─── Dataset extract

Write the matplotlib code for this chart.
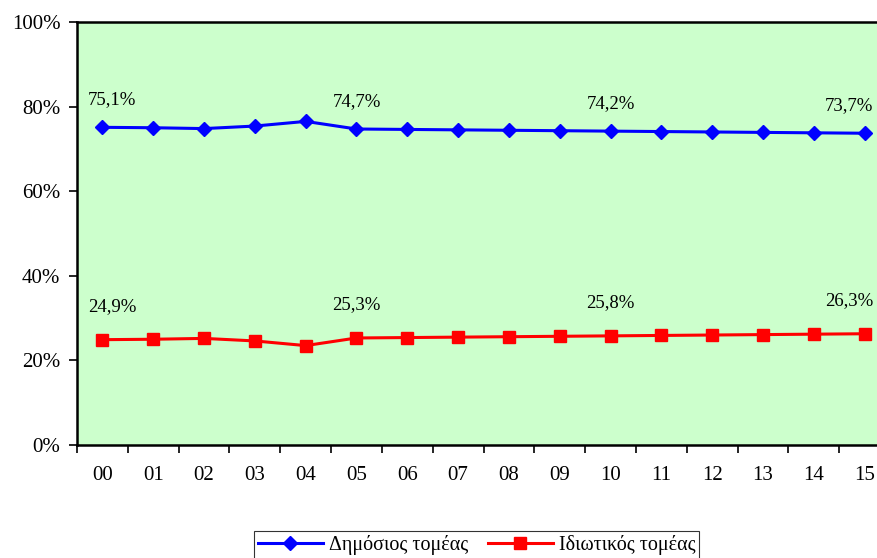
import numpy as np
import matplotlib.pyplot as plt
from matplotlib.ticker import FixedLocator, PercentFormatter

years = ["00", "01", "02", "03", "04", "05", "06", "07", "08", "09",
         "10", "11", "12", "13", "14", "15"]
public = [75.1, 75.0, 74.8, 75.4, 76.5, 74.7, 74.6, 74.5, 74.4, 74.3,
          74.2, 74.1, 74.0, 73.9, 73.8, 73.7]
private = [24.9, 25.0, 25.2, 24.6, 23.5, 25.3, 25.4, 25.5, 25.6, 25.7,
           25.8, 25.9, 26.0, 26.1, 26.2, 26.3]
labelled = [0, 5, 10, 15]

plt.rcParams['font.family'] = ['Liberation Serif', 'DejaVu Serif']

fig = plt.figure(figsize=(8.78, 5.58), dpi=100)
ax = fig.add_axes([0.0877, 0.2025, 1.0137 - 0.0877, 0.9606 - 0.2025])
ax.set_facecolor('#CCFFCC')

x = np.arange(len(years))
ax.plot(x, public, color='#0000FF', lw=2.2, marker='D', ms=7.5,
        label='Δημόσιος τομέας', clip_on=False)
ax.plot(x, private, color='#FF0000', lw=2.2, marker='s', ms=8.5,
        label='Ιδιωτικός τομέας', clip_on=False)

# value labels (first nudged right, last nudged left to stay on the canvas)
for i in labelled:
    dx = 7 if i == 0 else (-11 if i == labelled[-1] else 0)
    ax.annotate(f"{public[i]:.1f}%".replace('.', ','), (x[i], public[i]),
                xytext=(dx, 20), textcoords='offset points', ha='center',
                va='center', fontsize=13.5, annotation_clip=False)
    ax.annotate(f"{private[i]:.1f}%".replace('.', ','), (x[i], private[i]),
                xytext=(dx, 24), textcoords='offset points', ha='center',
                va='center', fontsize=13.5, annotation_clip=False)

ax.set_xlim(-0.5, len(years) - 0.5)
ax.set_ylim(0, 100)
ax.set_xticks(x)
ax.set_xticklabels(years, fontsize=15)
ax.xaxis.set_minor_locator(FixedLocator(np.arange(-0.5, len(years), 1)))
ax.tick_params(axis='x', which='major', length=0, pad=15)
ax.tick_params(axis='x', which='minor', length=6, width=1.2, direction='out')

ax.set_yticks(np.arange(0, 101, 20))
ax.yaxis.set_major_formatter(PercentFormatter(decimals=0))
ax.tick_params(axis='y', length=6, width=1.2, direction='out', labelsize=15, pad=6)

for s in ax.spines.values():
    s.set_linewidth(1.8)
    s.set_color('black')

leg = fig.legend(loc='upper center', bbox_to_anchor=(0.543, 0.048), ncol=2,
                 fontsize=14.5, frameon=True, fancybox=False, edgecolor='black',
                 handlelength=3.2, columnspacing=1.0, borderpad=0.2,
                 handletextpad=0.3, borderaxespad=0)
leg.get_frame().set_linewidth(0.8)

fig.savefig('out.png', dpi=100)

──────

Reproduce every line of the material precisely, omitting its pictures.

▶ **The response**:
Write the matplotlib code for this chart.
import numpy as np
import matplotlib.pyplot as plt
from matplotlib.ticker import FixedLocator, PercentFormatter

years = ["00", "01", "02", "03", "04", "05", "06", "07", "08", "09",
         "10", "11", "12", "13", "14", "15"]
public = [75.1, 75.0, 74.8, 75.4, 76.5, 74.7, 74.6, 74.5, 74.4, 74.3,
          74.2, 74.1, 74.0, 73.9, 73.8, 73.7]
private = [24.9, 25.0, 25.2, 24.6, 23.5, 25.3, 25.4, 25.5, 25.6, 25.7,
           25.8, 25.9, 26.0, 26.1, 26.2, 26.3]
labelled = [0, 5, 10, 15]

plt.rcParams['font.family'] = ['Liberation Serif', 'DejaVu Serif']

fig = plt.figure(figsize=(8.78, 5.58), dpi=100)
ax = fig.add_axes([0.0877, 0.2025, 1.0137 - 0.0877, 0.9606 - 0.2025])
ax.set_facecolor('#CCFFCC')

x = np.arange(len(years))
ax.plot(x, public, color='#0000FF', lw=2.2, marker='D', ms=7.5,
        label='Δημόσιος τομέας', clip_on=False)
ax.plot(x, private, color='#FF0000', lw=2.2, marker='s', ms=8.5,
        label='Ιδιωτικός τομέας', clip_on=False)

# value labels (first nudged right, last nudged left to stay on the canvas)
for i in labelled:
    dx = 7 if i == 0 else (-11 if i == labelled[-1] else 0)
    ax.annotate(f"{public[i]:.1f}%".replace('.', ','), (x[i], public[i]),
                xytext=(dx, 20), textcoords='offset points', ha='center',
                va='center', fontsize=13.5, annotation_clip=False)
    ax.annotate(f"{private[i]:.1f}%".replace('.', ','), (x[i], private[i]),
                xytext=(dx, 24), textcoords='offset points', ha='center',
                va='center', fontsize=13.5, annotation_clip=False)

ax.set_xlim(-0.5, len(years) - 0.5)
ax.set_ylim(0, 100)
ax.set_xticks(x)
ax.set_xticklabels(years, fontsize=15)
ax.xaxis.set_minor_locator(FixedLocator(np.arange(-0.5, len(years), 1)))
ax.tick_params(axis='x', which='major', length=0, pad=15)
ax.tick_params(axis='x', which='minor', length=6, width=1.2, direction='out')

ax.set_yticks(np.arange(0, 101, 20))
ax.yaxis.set_major_formatter(PercentFormatter(decimals=0))
ax.tick_params(axis='y', length=6, width=1.2, direction='out', labelsize=15, pad=6)

for s in ax.spines.values():
    s.set_linewidth(1.8)
    s.set_color('black')

leg = fig.legend(loc='upper center', bbox_to_anchor=(0.543, 0.048), ncol=2,
                 fontsize=14.5, frameon=True, fancybox=False, edgecolor='black',
                 handlelength=3.2, columnspacing=1.0, borderpad=0.2,
                 handletextpad=0.3, borderaxespad=0)
leg.get_frame().set_linewidth(0.8)

fig.savefig('out.png', dpi=100)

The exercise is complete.